The Catholic Church recognizes these divine agents (angels that is, not actors). They are not people who have died--as Hollywood often depicts--but heavenly beings in a celestial hierarchy: seraphim, cherubim, thrones, dominions, principalities, powers, archangels, and angels.

“St. Thomas teaches us (Summa Theologica I:113:4) that only the lowest orders of angels are sent to men, and consequently that they alone are our guardians, though Scotus and Durandus would rather say that any of the members of the angelic host may be sent to execute the Divine commands.” New Advent Catholic Encyclopedia

In The Bishop’s Wife, Bishop Henry Brougham (David Niven) prays for help in building a new cathedral. Dudley arrives in answer to that prayer, and becomes a part of the Bishop’s life, which includes his wife, Julia (Loretta Young) and daughter Debbie.

What the film captures so well is that moment of Henry in prayer, with Dudley entering in response, and then, his work done and guidance given, his leaving, with no trace of his being there. Except for Henry, who has a dull feeling about something he can’t quite remember. And yes, I had faith that this kind of story was theoretically possible and not a fairy tale.

An Angel at Her Elbow
The film was always a favorite of mine, but it took on more resonance about 15 years ago. My mother was trying to quit smoking, again. My niece had just been born, and my brother didn’t want any smoking near her. But my mother had been smoking for forty years, and they say that for some, the addiction to nicotine is harder to break than heroine.

One day my mother was shopping in the mall when she stopped to light up a cigarette outside of a fabric store. Out of nowhere there was a woman at her side, coming from her blind spot whom she only saw out of the corner of her eye. The woman touched her elbow, and said, “Please don’t smoke." My mother was completely startled. She turned to say something to her, and there was no one there—only a bunch of young mothers tending to children in strollers.

It’s such a cinematic moment, it would be so easy for me to film this story.

That was the last cigarette my mother smoked.

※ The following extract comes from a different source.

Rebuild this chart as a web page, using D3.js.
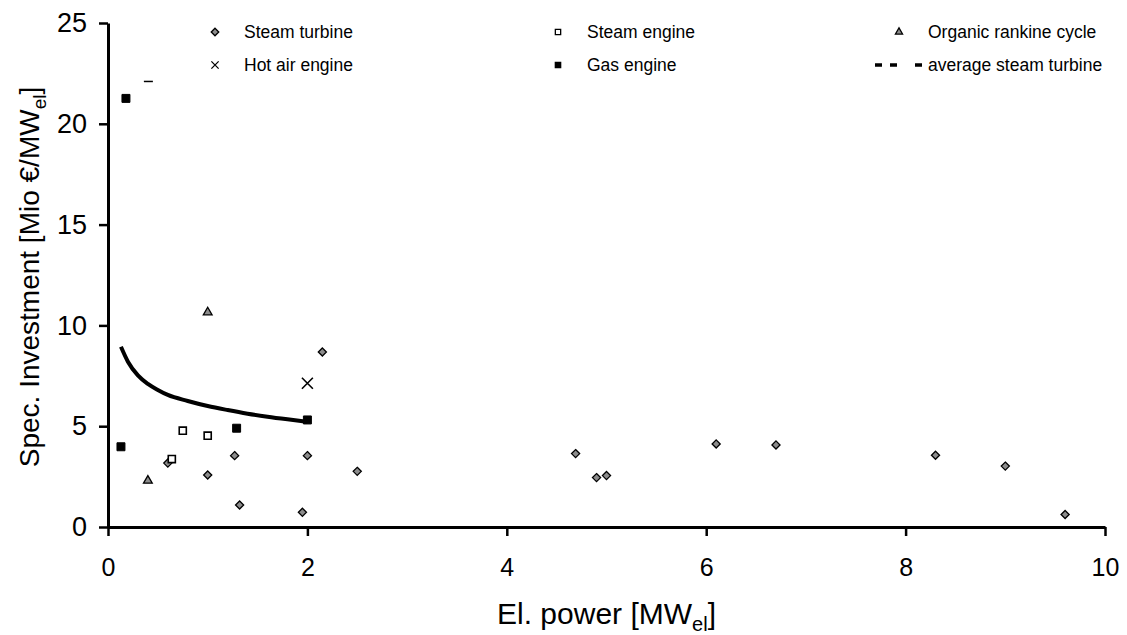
<!DOCTYPE html>
<html>
<head>
<meta charset="utf-8">
<script src="https://cdn.jsdelivr.net/npm/d3@7"></script>
<style>
  body { margin: 0; background: #fff; }
  svg { font-family: Arial, "Liberation Sans", sans-serif; }
</style>
</head>
<body>
<div id="chart"></div>
<script>
// values: [el. power MW, spec. investment Mio €/MW]
const steamTurbine = [
  [0.60, 3.17], [1.00, 2.58], [1.27, 3.54], [1.32, 1.09], [1.95, 0.73],
  [2.00, 3.54], [2.15, 8.68], [2.50, 2.76], [4.69, 3.64], [4.90, 2.45],
  [5.00, 2.55], [6.10, 4.12], [6.70, 4.07], [8.30, 3.56], [9.00, 3.02],
  [9.60, 0.62]
];
const steamEngine = [[0.64, 3.37], [0.75, 4.78], [1.00, 4.53]];
const orc = [[0.40, 2.30], [1.00, 10.65]];
const hotAir = [[2.00, 7.13]];
const gasEngine = [[0.13, 3.98], [0.18, 21.26], [1.29, 4.90], [2.00, 5.31]];
// average steam turbine curve
const avgTurbine = [
  [0.13, 8.94], [0.2, 8.2], [0.3, 7.52], [0.4, 7.1], [0.5, 6.8], [0.6, 6.55],
  [0.8, 6.25], [1.0, 6.0], [1.2, 5.8], [1.4, 5.62], [1.6, 5.47], [1.8, 5.34], [2.0, 5.22]
];
const strayDash = [[0.40, 22.1]]; // small dash mark near the top
const xTicks = [0, 2, 4, 6, 8, 10];
const yTicks = [0, 5, 10, 15, 20, 25];

const W = 1127, H = 635;
const margin = { top: 23, right: 22, bottom: 108, left: 108 };
const width = W - margin.left - margin.right;
const height = H - margin.top - margin.bottom;

const svg = d3.select('#chart').append('svg')
  .attr('width', W).attr('height', H);
const g = svg.append('g')
  .attr('transform', 'translate(' + margin.left + ',' + margin.top + ')');

const x = d3.scaleLinear().domain([0, 10]).range([0, width]);
const y = d3.scaleLinear().domain([0, 25]).range([height, 0]);

// axes
const xAxis = d3.axisBottom(x).tickValues(xTicks).tickSize(9).tickPadding(22).tickSizeOuter(0);
const yAxis = d3.axisLeft(y).tickValues(yTicks).tickSize(9).tickPadding(12).tickSizeOuter(0);

const gx = g.append('g').attr('transform', 'translate(0,' + height + ')').call(xAxis);
const gy = g.append('g').call(yAxis);
[gx, gy].forEach(a => {
  a.select('.domain').attr('stroke', '#000').attr('stroke-width', 3);
  a.selectAll('.tick line').attr('stroke', '#000').attr('stroke-width', 2.5);
  a.selectAll('.tick text').attr('fill', '#000')
    .style('font-family', 'Arial, "Liberation Sans", sans-serif');
});
gx.selectAll('.tick text').style('font-size', '25px');
gy.selectAll('.tick text').style('font-size', '27px');

// axis titles
const xt = svg.append('text')
  .attr('x', margin.left + x(5)).attr('y', 624)
  .attr('text-anchor', 'middle').style('font-size', '30px');
xt.append('tspan').text('El. power [MW');
xt.append('tspan').attr('dy', 7).style('font-size', '20px').text('el');
xt.append('tspan').attr('dy', -7).text(']');

const yt = svg.append('text')
  .attr('transform', 'translate(39,' + (margin.top + y(12.5) + 2) + ') rotate(-90)')
  .attr('text-anchor', 'middle').style('font-size', '28px');
yt.append('tspan').text('Spec. Investment [Mio €/MW');
yt.append('tspan').attr('dy', 7).style('font-size', '19px').text('el');
yt.append('tspan').attr('dy', -7).text(']');

// marker drawing helpers
const sym = (type, size) => d3.symbol().type(type).size(size)();
function drawPoints(data, type, size, fill, stroke, sw) {
  g.append('g').selectAll('path').data(data).join('path')
    .attr('transform', d => 'translate(' + x(d[0]) + ',' + y(d[1]) + ')')
    .attr('d', sym(type, size))
    .attr('fill', fill).attr('stroke', stroke).attr('stroke-width', sw);
}

// average curve
g.append('path').datum(avgTurbine)
  .attr('fill', 'none').attr('stroke', '#000').attr('stroke-width', 4)
  .attr('d', d3.line().x(d => x(d[0])).y(d => y(d[1])).curve(d3.curveMonotoneX));

g.append('g').selectAll('line').data(strayDash).join('line')
  .attr('x1', d => x(d[0]) - 4).attr('x2', d => x(d[0]) + 5)
  .attr('y1', d => y(d[1])).attr('y2', d => y(d[1]))
  .attr('stroke', '#000').attr('stroke-width', 1.5);

drawPoints(steamTurbine, d3.symbolDiamond2, 42, '#8c8c8c', '#000', 1.3);
drawPoints(orc, d3.symbolTriangle2, 55, '#8c8c8c', '#000', 1.3);
drawPoints(steamEngine, d3.symbolSquare2, 64, '#fff', '#000', 1.6);
drawPoints(gasEngine, d3.symbolSquare2, 81, '#000', '#000', 1);
drawPoints(hotAir, d3.symbolTimes, 80, 'none', '#000', 1.6);

// legend
const legendItems = [
  { label: 'Steam turbine', type: d3.symbolDiamond2, fill: '#8c8c8c', stroke: '#000', x: 215, y: 32 },
  { label: 'Steam engine', type: d3.symbolSquare2, fill: '#fff', stroke: '#000', x: 558, y: 32 },
  { label: 'Organic rankine cycle', type: d3.symbolTriangle2, fill: '#8c8c8c', stroke: '#000', x: 899, y: 32 },
  { label: 'Hot air engine', type: d3.symbolTimes, fill: 'none', stroke: '#000', x: 215, y: 65 },
  { label: 'Gas engine', type: d3.symbolSquare2, fill: '#000', stroke: '#000', x: 558, y: 65 },
  { label: 'average steam turbine', type: null, x: 899, y: 65 }
];
const leg = svg.append('g').selectAll('g').data(legendItems).join('g')
  .attr('transform', d => 'translate(' + d.x + ',' + d.y + ')');
leg.filter(d => d.type).append('path')
  .attr('d', d => sym(d.type, 36))
  .attr('fill', d => d.fill).attr('stroke', d => d.stroke).attr('stroke-width', 1.3);
leg.filter(d => !d.type).append('line')
  .attr('x1', -24).attr('x2', 23).attr('y1', 0).attr('y2', 0)
  .attr('stroke', '#000').attr('stroke-width', 3.5).attr('stroke-dasharray', '7,8,7,18');
leg.append('text').attr('x', 29).attr('y', 6)
  .style('font-size', '17.5px').text(d => d.label);
</script>
</body>
</html>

She simply hasn’t had another since.

A little Divine intervention?

It could have been a woman who had lost someone to lung cancer, and was compelled to ask total strangers to stop smoking, and then was really good at running away, so as not to have a confrontation.

Yup. That’s possible.

It could have just been a coincidence that after that encounter, my mother was finally able to not light up again. Coincidences happen all the time.

Then again . . . it could have been an angel, visible for a moment, when that moment was most needed.